Side view of the View Point. The waterfall, village and sky.

The 3rd waterfall. There are altogether 7 waterfalls there.

Watch out. Watch your steps. You might easily float away.

Beautiful, ain’t it?

Hiking down the same trail was even more challenging than hiking up. For a slightly-height-phobia person, it was really an adventure for me when we had to go down a 85 degree slope; clutching tightly to ropes on both sides, facing the stones and mud so that the bag would not get stuck, moving down with instructions from other team members. I had to ignore the hesitation of my feet to do so. The slippery trail also cautioned us to be extra careful. Each of my group member slipped at different places due to the mud. But it was an amazing experience. (:

After all, rain is just water, and mud is just soil, right?

At the moment, flood is happening all over Kelantan, especially some low areas. This year, the raining season was quite terrible compared to last year. Many roads have been closed, even though it is only early November now.
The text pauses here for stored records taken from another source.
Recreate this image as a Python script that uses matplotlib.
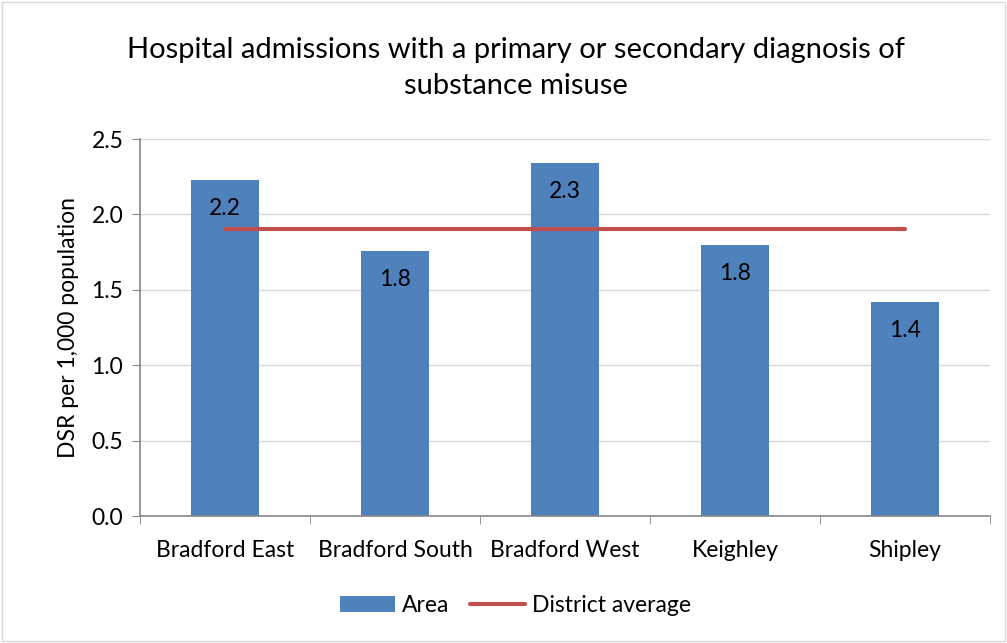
import matplotlib.pyplot as plt
from matplotlib.patches import Rectangle
import numpy as np

# data
areas = ['Bradford East', 'Bradford South', 'Bradford West', 'Keighley', 'Shipley']
dsr = [2.23, 1.76, 2.34, 1.80, 1.42]
labels = ['2.2', '1.8', '2.3', '1.8', '1.4']
district_avg = [1.90, 1.90, 1.90, 1.90, 1.90]

plt.rcParams['font.family'] = ['Lato', 'DejaVu Sans']

fig = plt.figure(figsize=(10.07, 6.43), dpi=100)
ax = fig.add_axes([0.139, 0.1975, 0.844, 0.5863])

x = np.arange(len(areas))
bar_col = '#4F81BD'
line_col = '#C0504D'

bars = ax.bar(x, dsr, width=0.4, color=bar_col, label='Area', zorder=2)
line, = ax.plot(x, district_avg, color=line_col, linewidth=3, solid_capstyle='round',
                label='District average', zorder=3)

# labels inside the bars
for xi, v, t in zip(x, dsr, labels):
    ax.annotate(t, (xi, v), xytext=(0, -13), textcoords='offset points',
                ha='center', va='top', fontsize=16.5, zorder=4)

ax.set_xlim(-0.5, len(areas) - 0.5)
ax.set_ylim(0, 2.5)
ax.set_yticks(np.arange(0, 2.51, 0.5))
ax.set_yticklabels([f'{v:.1f}' for v in np.arange(0, 2.51, 0.5)])
ax.set_xticks(x)
ax.set_xticklabels(areas)
ax.set_xticks(np.arange(-0.5, len(areas)), minor=True)
ax.tick_params(axis='x', which='major', length=0, labelsize=16.5, pad=17)
ax.tick_params(axis='x', which='minor', length=6, color='#868686')
ax.tick_params(axis='y', length=6, color='#868686', labelsize=16.5, pad=6)
ax.grid(axis='y', color='#D9D9D9', linewidth=1, zorder=0)
ax.set_axisbelow(True)
for s in ['top', 'right']:
    ax.spines[s].set_visible(False)
for s in ['left', 'bottom']:
    ax.spines[s].set_color('#868686')
    ax.spines[s].set_linewidth(1.2)

ax.set_ylabel('DSR per 1,000 population', fontsize=16.5, labelpad=9)
fig.text(0.512, 0.894, 'Hospital admissions with a primary or secondary diagnosis of\nsubstance misuse',
         ha='center', va='center', fontsize=21, linespacing=1.45)

fig.legend([bars, line], ['Area', 'District average'], loc='center',
           bbox_to_anchor=(0.512, 0.058), ncol=2, frameon=False,
           fontsize=16.5, handlelength=2.4, handletextpad=0.3, columnspacing=0.9)

# chart border
fig.patches.append(Rectangle((0.002, 0.003), 0.996, 0.994, transform=fig.transFigure,
                             fill=False, edgecolor='#D9D9D9', linewidth=1))

fig.savefig('out.png', dpi=100)
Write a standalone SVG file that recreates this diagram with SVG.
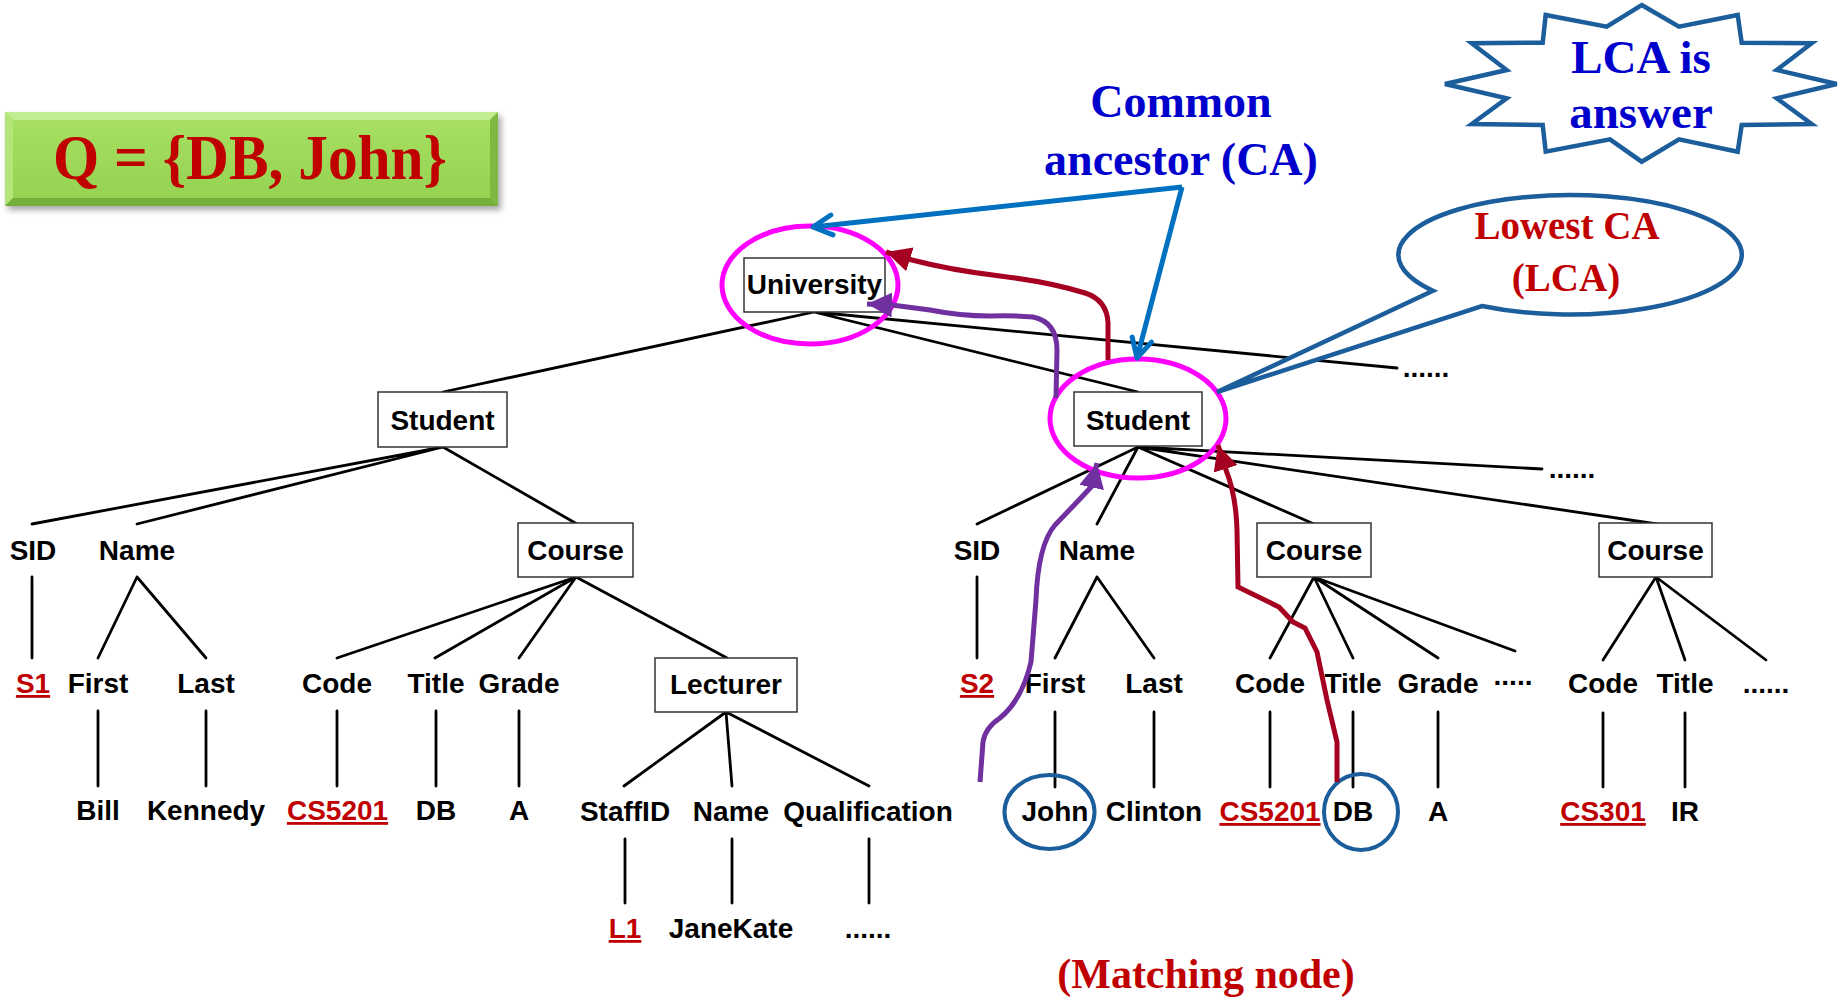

Our bus journey back to Kota Bharu has also taken extra time to reach because the driver had to U-turn and take another route on the way. If things gets worse, all public transportation services would be stopped temporarily. Which means I have a high risk to be affected as well.

At this very minute, Kelantan is celebrating its melancholic victory against Negri Sembilan. We are having a public holiday today because the Kelantan football team made its way to the finals after 39 years. But sadly it lost.